Professional obligations already apply
Law Society president, I. Stephanie Boyce, said: “The suggestion of so-called ‘good faith’ requirements for lawyers working in asylum is not only a nonsense, but it would also undermine trust in the justice system.”
“Asylum solicitors are already bound by the highest ethical and professional standards – they are highly regulated, not just by the Solicitors Regulation Authority, but also by the Ministry of Justice’s own Legal Aid Agency,” Boyce added.
The ILPA echoed Boyce’s comments, arguing that where the new requirement applied to legal representatives, as opposed to applicants, such professional obligations already apply. The ILPA did say that the duty of good faith should not only apply to immigration lawyers and applicants, but to the state.
“The state should undertake to do its utmost to assist the applicant to make his or her asylum claim effectively, to safeguard the applicant’s welfare, to uphold the norms of international humanitarian law and to communicate its decisions to the applicant at the earliest possible opportunity (rather than serving them at the last minute, often shortly before removal flights),” the ILPA said.
The ILPA added: “If the state breaches these duties, judges could be directed to give less weight to the Home Office’s evidence in asylum appeals.”
The LSB did acknowledge that there is some ‘anecdotal evidence’ of quality problems, but even so, argued that a ‘good faith requirement imposed on legal representatives would ‘duplicate existing obligations and is therefore ‘unnecessary’.
“The best way forward may be to focus on improving enforcement of existing rules,” the LSB said.
However, in its review of continuing competence, the LSB said it had identified that immigration and asylum are among the ‘high-risk practice areas, where there is evidence of actual harm to consumers’.
Meanwhile, the SRA said it’s considering ‘sector-specific competence statements or requirements’ in areas such as immigration and advocacy.
The LSB said: “While there is some evidence of quality issues in this area, and judicial concern about individual cases has been reported in the press, this is largely anecdotal.”
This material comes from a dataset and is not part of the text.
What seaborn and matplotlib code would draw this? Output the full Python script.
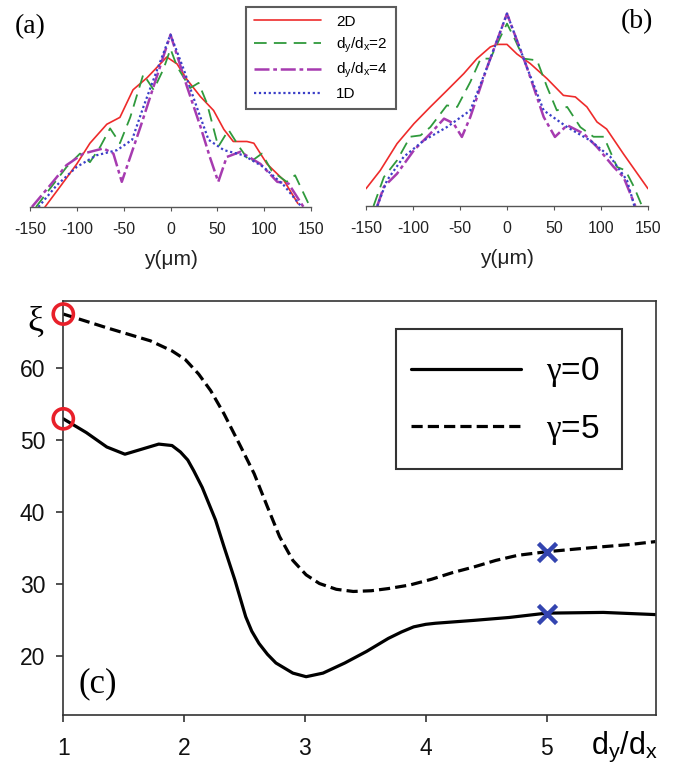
import numpy as np
import pandas as pd
import matplotlib
matplotlib.use("Agg")
import matplotlib.pyplot as plt
from matplotlib.patches import Rectangle
import seaborn as sns

sns.set_theme(style="white")
plt.rcParams['font.family'] = ['Liberation Sans', 'DejaVu Sans']
plt.rcParams['mathtext.fontset'] = 'custom'
plt.rcParams['mathtext.rm'] = 'Liberation Serif'
plt.rcParams['mathtext.it'] = 'Liberation Serif:italic'
plt.rcParams['mathtext.sf'] = 'Liberation Sans'
plt.rcParams['text.color'] = 'black'

# ---------------- panel (a) data ----------------
a_2d_x = [-134, -118, -100, -86, -68, -54, -40, -25, -11, -4, 7, 17.5, 32, 46, 57, 67, 81.6, 89, 103, 121, 136]
a_2d_y = [0, 0.117, 0.25, 0.37, 0.48, 0.52, 0.68, 0.75, 0.83, 0.87, 0.83, 0.74, 0.64, 0.56, 0.45, 0.38, 0.38, 0.37, 0.25, 0.155, 0.02]
a_d2_x = [-143.6, -128.6, -110.8, -96.6, -86, -75, -64.5, -54, -43, -29, -18, -7.5, 0, 7, 21, 30, 39, 51, 62, 74.5, 85, 97.6, 108, 124, 133, 149]
a_d2_y = [0, 0.107, 0.233, 0.31, 0.26, 0.35, 0.456, 0.37, 0.52, 0.77, 0.68, 0.80, 0.917, 0.815, 0.69, 0.72, 0.60, 0.35, 0.447, 0.34, 0.26, 0.31, 0.21, 0.146, 0.184, 0]
a_d4_x = [-148, -127, -111, -93, -71.6, -61, -52, -43, -32, -18, 0, 17.5, 32, 42, 51, 60, 74.5, 96, 114, 126, 142]
a_d4_y = [0, 0.136, 0.243, 0.31, 0.34, 0.31, 0.146, 0.29, 0.466, 0.70, 1.0, 0.70, 0.466, 0.29, 0.146, 0.29, 0.32, 0.25, 0.146, 0.136, 0]
a_1d_x = [-141, -121.5, -100, -79, -57, -41, -29, -14, 0, 14, 28, 40.6, 57, 78, 99, 121, 140]
a_1d_y = [0, 0.126, 0.233, 0.30, 0.33, 0.39, 0.58, 0.80, 1.0, 0.80, 0.58, 0.39, 0.33, 0.30, 0.233, 0.126, 0]

# ---------------- panel (b) data ----------------
b_2d_x = [-150, -134.8, -117, -99, -81.6, -64, -46, -32, -17.7, -10.6, 0, 10.6, 24.8, 42.6, 60, 72.7, 85, 95.7, 106, 124, 150]
b_2d_y = [0.09, 0.185, 0.324, 0.428, 0.515, 0.60, 0.688, 0.766, 0.827, 0.84, 0.84, 0.79, 0.74, 0.662, 0.575, 0.567, 0.515, 0.437, 0.40, 0.27, 0.09]
b_d2_x = [-142, -131, -117, -103, -92, -81.6, -64, -53, -39, -28, -17.7, -7, 0, 9, 17.7, 32, 42.5, 53, 64, 78, 92, 103, 117, 126, 135, 143.6]
b_d2_y = [0, 0.15, 0.237, 0.36, 0.367, 0.41, 0.523, 0.515, 0.645, 0.766, 0.766, 0.879, 0.948, 0.86, 0.766, 0.757, 0.62, 0.497, 0.515, 0.41, 0.36, 0.36, 0.203, 0.185, 0.1, 0]
b_d4_x = [-138, -131, -117, -99, -81.6, -67, -57, -48, -39, -21, 0, 21, 39, 51, 64, 81.6, 95.7, 113.5, 124, 136.5]
b_d4_y = [0, 0.1, 0.168, 0.29, 0.376, 0.454, 0.43, 0.359, 0.463, 0.723, 1.0, 0.723, 0.463, 0.359, 0.42, 0.376, 0.307, 0.203, 0.15, 0]
b_1d_x = [-138, -127.7, -110, -88.7, -64, -39, -21, 0, 21, 39, 64, 88.7, 110, 127.7, 135.5]
b_1d_y = [0, 0.133, 0.255, 0.34, 0.41, 0.497, 0.723, 1.0, 0.723, 0.497, 0.41, 0.34, 0.255, 0.133, 0]

top_xticks = [-150, -100, -50, 0, 50, 100, 150]
series_labels = ['2D', r'd$_\mathsf{y}$/d$_\mathsf{x}$=2', r'd$_\mathsf{y}$/d$_\mathsf{x}$=4', '1D']

# ---------------- panel (c) data ----------------
g0_x = [1.0, 1.19, 1.36, 1.51, 1.65, 1.79, 1.9, 1.97, 2.03, 2.08, 2.15, 2.26, 2.33, 2.42, 2.51, 2.56, 2.62, 2.69, 2.76, 2.9, 3.01, 3.15, 3.33, 3.51, 3.69, 3.8, 3.9, 4.0, 4.08, 4.4, 4.69, 5.0, 5.47, 5.9]
g0_y = [52.9, 51.0, 49.0, 48.0, 48.7, 49.4, 49.2, 48.3, 47.2, 45.7, 43.4, 38.9, 35.2, 30.6, 25.5, 23.5, 21.8, 20.3, 19.1, 17.7, 17.2, 17.7, 19.1, 20.7, 22.5, 23.4, 24.1, 24.45, 24.6, 25.0, 25.4, 26.0, 26.1, 25.8]
g5_x = [1.0, 1.19, 1.36, 1.54, 1.72, 1.9, 2.01, 2.12, 2.22, 2.33, 2.47, 2.58, 2.69, 2.79, 2.9, 3.01, 3.12, 3.26, 3.4, 3.55, 3.69, 3.87, 4.05, 4.22, 4.4, 4.58, 4.76, 5.0, 5.26, 5.47, 5.69, 5.9]
g5_y = [67.4, 66.4, 65.5, 64.6, 63.7, 62.3, 61.1, 59.1, 56.8, 53.6, 49.0, 45.3, 40.7, 36.6, 33.3, 31.3, 30.1, 29.3, 29.0, 29.1, 29.4, 29.9, 30.7, 31.6, 32.4, 33.3, 34.0, 34.5, 34.9, 35.2, 35.5, 35.9]
circle_x = [1, 1]
circle_y = [52.9, 67.4]
cross_x = [5, 5]
cross_y = [25.9, 34.5]
c_xticks = [1, 2, 3, 4, 5]
c_yticks = [20, 30, 40, 50, 60]
gamma_labels = [r'$\mathrm{\gamma}$=0', r'$\mathrm{\gamma}$=5']

W, H = 677, 768
fig = plt.figure(figsize=(W / 100, H / 100), dpi=100)

def px_axes(x0, y0, x1, y1):
    return fig.add_axes([x0 / W, 1 - y1 / H, (x1 - x0) / W, (y1 - y0) / H])

styles = [
    dict(color='#ee2b2b', linestyle='-', linewidth=1.2),
    dict(color='#2f9a3c', linestyle=(0, (7, 4)), linewidth=1.3),
    dict(color='#a63bb0', linestyle=(0, (6, 1.5, 1.5, 1.5)), linewidth=1.8),
    dict(color='#3b3fc8', linestyle=(0, (1, 1.2)), linewidth=1.6),
]

def top_panel(ax, data):
    for (xs, ys), st, lab in zip(data, styles, series_labels):
        df = pd.DataFrame({'y_um': xs, 'I': ys})
        sns.lineplot(data=df, x='y_um', y='I', ax=ax, sort=False, estimator=None,
                     label=lab, **st)
    ax.set_xlim(-150, 150)
    ax.set_ylim(0, 1.05)
    for s in ['left', 'right', 'top']:
        ax.spines[s].set_visible(False)
    ax.spines['bottom'].set_color('#555555')
    ax.spines['bottom'].set_linewidth(1.0)
    ax.set_xticks(top_xticks)
    ax.set_xticklabels([str(t) for t in top_xticks])
    ax.set_yticks([])
    ax.tick_params(axis='x', direction='out', length=3, width=0.8, color='#555555',
                   labelsize=11.5, pad=8, bottom=True, labelcolor='#222222')
    ax.set_xlabel('y(μm)', fontsize=15, labelpad=9, color='#222222')
    ax.set_ylabel('')
    ax.patch.set_alpha(0)
    leg = ax.get_legend()
    if leg is not None:
        leg.remove()

ax_a = px_axes(30, 26, 311, 207)
top_panel(ax_a, [(a_2d_x, a_2d_y), (a_d2_x, a_d2_y), (a_d4_x, a_d4_y), (a_1d_x, a_1d_y)])
ax_b = px_axes(366, 4, 648, 206)
top_panel(ax_b, [(b_2d_x, b_2d_y), (b_d2_x, b_d2_y), (b_d4_x, b_d4_y), (b_1d_x, b_1d_y)])

fig.text(30 / W, 1 - 27 / H, '(a)', family='Liberation Serif', fontsize=20, ha='center', va='center')
fig.text(637 / W, 1 - 22 / H, '(b)', family='Liberation Serif', fontsize=20, ha='center', va='center')

handles, labels = ax_a.get_legend_handles_labels()
leg = fig.legend(handles, labels, loc='upper left', bbox_to_anchor=(246 / W, 1 - 7 / H),
                 fontsize=11, handlelength=4.4, handletextpad=1.0, labelspacing=0.45,
                 borderpad=0.5, frameon=True, fancybox=False, borderaxespad=0)
leg.get_frame().set_edgecolor('#333333')
leg.get_frame().set_linewidth(1.5)

# ---------------- panel (c) ----------------
ax_c = px_axes(63.3, 300.7, 656, 715)
df0 = pd.DataFrame({'r': g0_x, 'xi': g0_y})
df5 = pd.DataFrame({'r': g5_x, 'xi': g5_y})
sns.lineplot(data=df0, x='r', y='xi', ax=ax_c, sort=False, estimator=None, color='black',
             linewidth=2.3, label=gamma_labels[0])
sns.lineplot(data=df5, x='r', y='xi', ax=ax_c, sort=False, estimator=None, color='black',
             linewidth=2.3, linestyle=(0, (3.5, 1.6)), label=gamma_labels[1])
sns.scatterplot(x=circle_x, y=circle_y, ax=ax_c, marker='o', s=210, facecolors='none',
                edgecolors='#e8202a', linewidths=2.6, zorder=5, clip_on=False)
sns.scatterplot(x=cross_x, y=cross_y, ax=ax_c, marker='x', s=170, color='#3344b0',
                linewidths=3.2, zorder=5)
ax_c.set_xlim(1, 5.906)
ax_c.set_ylim(11.9, 69.25)
ax_c.set_xticks(c_xticks)
ax_c.set_yticks(c_yticks)
ax_c.set_xticklabels([str(t) for t in c_xticks])
ax_c.set_yticklabels([str(t) for t in c_yticks])
ax_c.tick_params(axis='both', direction='out', length=5, width=1.2, color='#333333',
                 labelsize=16.5, left=True, bottom=True, labelcolor='#111111')
ax_c.tick_params(axis='x', pad=11)
ax_c.tick_params(axis='y', pad=8)
for s in ax_c.spines.values():
    s.set_color('#333333')
    s.set_linewidth(1.2)
ax_c.set_xlabel('')
ax_c.set_ylabel('')

# legend frame drawn as a rectangle (figure pixels 396..622 x 329..469)
fig.patches.append(Rectangle((396 / W, 1 - 469 / H), 226 / W, 140 / H, transform=fig.transFigure,
                             fill=False, edgecolor='#333333', linewidth=1.5, zorder=10))
leg_c = ax_c.legend(loc='center', bbox_to_anchor=(505 / W, 1 - 401 / H),
                    bbox_transform=fig.transFigure, fontsize=24,
                    handlelength=3.3, handletextpad=0.75, labelspacing=0.7, borderpad=0.0,
                    frameon=False, borderaxespad=0)

fig.text(35 / W, 1 - 322 / H, 'ξ', family='Liberation Serif', fontsize=26, ha='center', va='center')
fig.text(98 / W, 1 - 684 / H, '(c)', family='Liberation Serif', fontsize=25, ha='center', va='center')
fig.text(624 / W, 1 - 747 / H, r'd$_\mathsf{y}$/d$_\mathsf{x}$', fontsize=22, ha='center', va='center')

fig.savefig('out.png', dpi=100, facecolor='white')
“In short, the best way forward may be to focus on improving approaches to ensuring compliance with existing regulatory requirements, on which there is already work in progress, rather than creating new rules that may prove difficult to enforce, the LSB added.
In an 81-page response to the government consultation on the so-called New Plan for Immigration, which closed recently, the ILPA said: “Even if the WCO rules are framed in such a way as to have equal application to both parties, the impact will fall disproportionately upon appellants, because the Home Office is able to treat adverse costs orders as operating costs.”
“The burden of meeting them does not fall upon the Secretary of State or a Presenting Officer personally, but upon the taxpayer, so they have little deterrent effect. By contrast, costs orders against appellants and their representatives do fall upon them personally,” the ILPA added.
Home Secretary Priti Patel argued that the ‘good faith’ measure would “tackle the practice of meritless claims which clog up the courts with last minute claims and appeals.”